By TIOL News Service

AHMEDABAD, MAY 06, 2013: THE appellant is a manufacturer in Kutch availing the Area based exemption under Notification No.39/2001 dated 31.7.2001. The dispute in the instant case is whether the amendment made on 17.09.2007 to Notification No 19/2004 to disallow rebate on goods manufactured under area based exemptions is applicable for goods cleared before 17.09.2007, but exported after the amendment. The appellant contended before the High Court that once the goods were cleared for export from the factory of the petitioner, right to claim rebate accrued. Such accrued right cannot be affected by any subsequent change in the Exemption scheme. The amendment Notification dated 17.9.2007 would not adversely affect the petitioner's claim of rebate on goods manufactured and cleared from the factory for export before such date.

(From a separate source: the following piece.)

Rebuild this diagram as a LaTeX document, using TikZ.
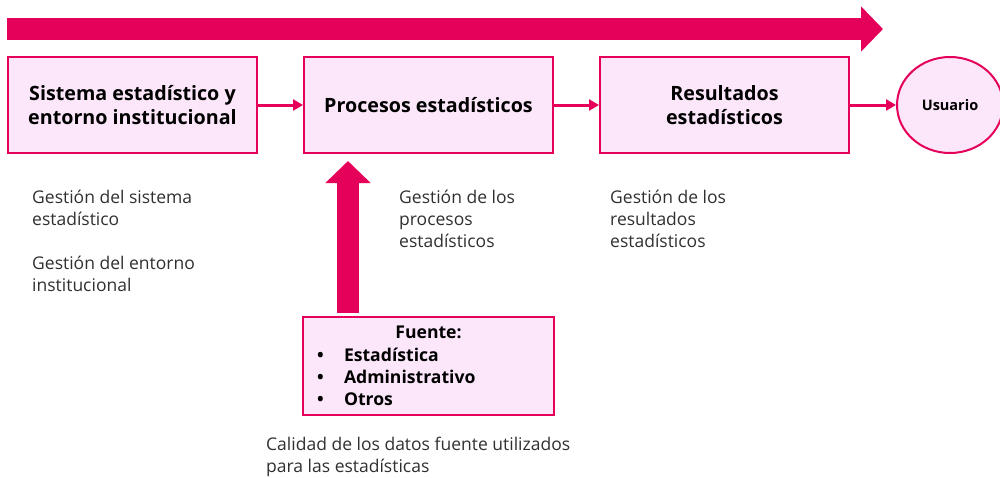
\documentclass[tikz,border=0pt]{standalone}
\usepackage{fontspec}
\setmainfont{Open Sans}
\usepackage{xcolor}
\usetikzlibrary{arrows, arrows.meta, shapes.geometric}

\definecolor{rosa}{HTML}{E5005A}
\definecolor{rosaclaro}{HTML}{FCE6F9}
\definecolor{textogris}{HTML}{303030}

\tikzset{
  caja/.style={draw=rosa, line width=2pt, fill=rosaclaro, minimum width=249pt, minimum height=96pt, align=center, font=\bfseries\fontsize{19.7}{24.5}\selectfont},
  flecha/.style={draw=rosa, line width=3pt, -{Triangle[length=10pt,width=11pt]}},
  flechagrande/.style={draw=rosa, line width=22pt, -{Triangle[length=22pt,width=44pt]}},
  nota/.style={anchor=base west, align=left, inner sep=0pt, text=textogris, font=\fontsize{17.5}{22}\selectfont},
}

\begin{document}
\begin{tikzpicture}[x=1pt,y=-1pt]
\useasboundingbox (0,0) rectangle (1000,477);

%\draw[step=50,gray,very thin] (0,0) grid (1000,477); %help grid

\coordinate (inicio) at (7,29);
\coordinate (fin) at (883,29);
\draw[flechagrande] (inicio) -- (fin); %big top arrow

\node[caja] (sistema) at (132.5,105) {Sistema estadístico y\\entorno institucional};
\node[caja] (procesos) at (428.5,105) {Procesos estadísticos};
\node[caja] (resultados) at (724.5,105) {Resultados\\estadísticos};
\node[ellipse, draw=rosa, line width=2pt, fill=rosaclaro, minimum width=106pt, minimum height=96pt, font=\bfseries\fontsize{14.5}{16}\selectfont] (usuario) at (950,105) {Usuario};

\draw[flecha] (sistema.east) -- (procesos.west);
\draw[flecha] (procesos.east) -- (resultados.west);
\draw[flecha] (resultados.east) -- (usuario.west);

\node[caja, minimum width=251pt, minimum height=98pt, text width=223pt, inner xsep=14pt, align=left, font=\bfseries\fontsize{17.6}{22.3}\selectfont] (fuente) at (428.5,366)
  {\centering Fuente:\par
   \raggedright\makebox[27pt][l]{•}Estadística\\
   \makebox[27pt][l]{•}Administrativo\\
   \makebox[27pt][l]{•}Otros};

\draw[flechagrande, shorten <=3pt, shorten >=7pt] ([xshift=-80.5pt]fuente.north) -- ([xshift=-80.5pt]procesos.south); %up arrow

% base = baseline of the last line
\node[nota] (notasistema) at (32,225) {Gestión del sistema\\estadístico};
\node[nota] (notaentorno) at (32,291) {Gestión del entorno\\institucional};
\node[nota] (notaprocesos) at (399,247) {Gestión de los\\procesos\\estadísticos};
\node[nota] (notaresultados) at (610,247) {Gestión de los\\resultados\\estadísticos};
\node[nota] (notafuente) at (266,472) {Calidad de los datos fuente utilizados\\para las estadísticas};
\end{tikzpicture}
\end{document}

After hearing both sides, the High Court held:

The claim for rebate under Exemption Notification No.19/2004 would accrue upon actual export of goods. Mere clearance of the goods for export from the factory premises would not be sufficient. Fulfillment of such a condition is necessary but not sufficient for exporter to claim rebate. Therefore, on all the exports made by the petitioner after 17.9.2007, the petitioner had no accrued right to claim rebate on the basis of unamended notification on the basis of clearance of goods from the factory. Mere fact that such goods were cleared from the factory premises for export before such date, would not give rise to an indefeasible claim of rebate. When by amendment in the Exemption Notification No.19/2004 an additional clause (h) to paragraph 2 was added and an additional condition was introduced, such amended notification would apply to all exports made after 17.9.2007. Such condition reads as under:

“(h) that in case of export of goods which are manufactured by a manufacturer availing the notifications of the Government of India in the Ministry of Finance (Department of Revenue) No.32/99-Central Excise, dated 8th July, 1999 [G.S.R.508(E), dated the 8th July, 1999] or No.33/99-Central Excise, dated 8th July, 1999[G.S.R.509(E), dated the 8th July, 1999] or No.39/99-Central Excise, dated the 31st July, 2001 [G.S.R.565(E), dated the 31st July, 2001] or notification of the Government of India in the erstwhile Ministry of Finance and Company Affairs (Department of Revenue) No.56/2002-Central Excise, dated the 14th November, 2002 [GSR 765(E), dated the 14th November, 2002] or notification of the Government of India in the Ministry of Finance (Department of Revenue) No.56/2003- Central Excise, dated 25th June, 2003 [G.S.R.513(E) dated 25th June, 2003] or 71/2003- Central Excise dated the 9th September, 2003] [G.S.R.717(E) dated the 9th September, 2003] or No.20/2007-Central Excise, dated the 25th April, 2007 [G.S.R.307(E), dated the 25th April, 2007], the rebate shall not be admissible under this notification.”

It is undisputed that the petitioner is covered by such condition since the petitioner claims benefit of Exemption Notification No.39 of 2001. In that view of the matter, in our opinion, the Appellate as well as Revisional Authorities committed no error.